Inference for High-Dimensional Local Projection
Jiti Gao, Fei Liu, Bin Peng
TL;DR
The study develops a high-dimensional local projection (LP) framework to enable robust $h$-step-ahead impulse-response inference when the cross-sectional dimension $N$ is large. It integrates a HDMA($\infty$) data-generating process with a sparse regression setup, derives concentration bounds, and constructs a debiased, node-wise LASSO-based inference scheme for valid HD inference, including a lag-selection IC$\,$criterion. Theoretical results show convergence and asymptotic normality for the debiased estimator, while simulations validate finite-sample performance under HD settings.

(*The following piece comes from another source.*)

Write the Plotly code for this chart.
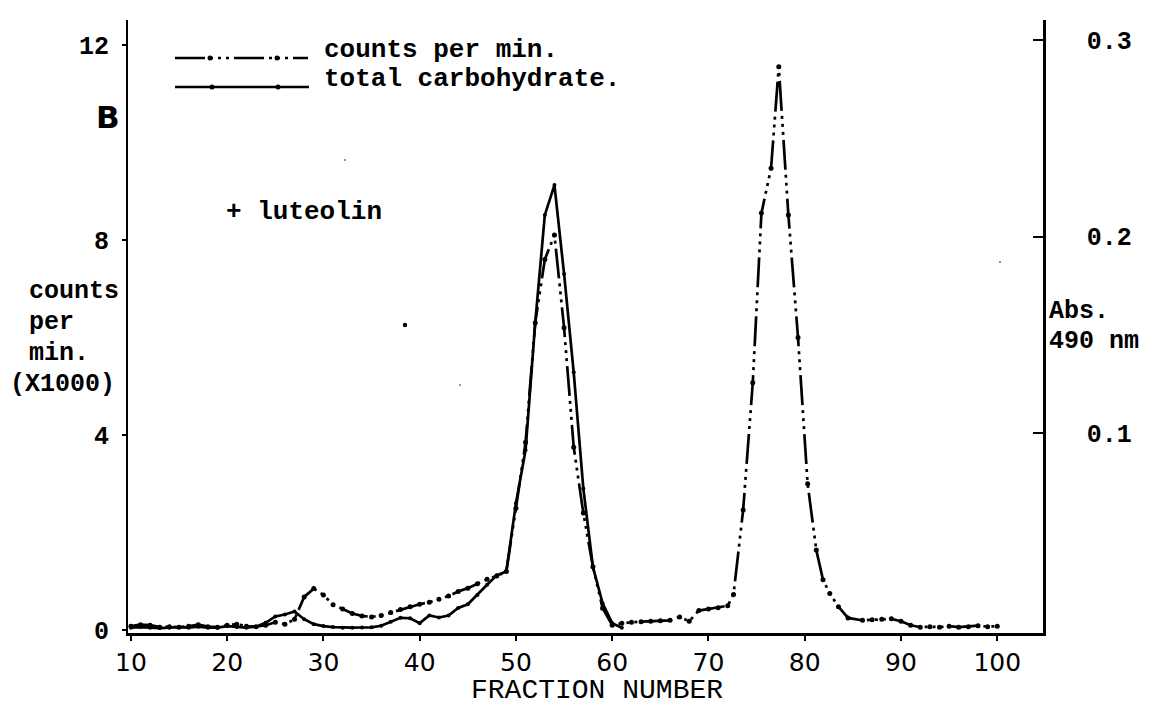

The empirical application to business-news attention and industry volatility demonstrates short-run increases in volatility from recession-related news and reveals cross-industry spillovers, illustrating the method’s practical relevance for macro-finance contexts.
Abstract
This paper rigorously analyzes the properties of the local projection (LP) methodology within a high-dimensional (HD) framework, with a central focus on achieving robust long-horizon inference. We integrate a general dependence structure into h-step ahead forecasting models via a flexible specification of the residual terms. Additionally, we study the corresponding HD covariance matrix estimation, explicitly addressing the complexity arising from the long-horizon setting. Extensive Monte Carlo simulations are conducted to substantiate the derived theoretical findings. In the empirical study, we utilize the proposed HD LP framework to study the impact of business news attention on U.S. industry-level stock volatility.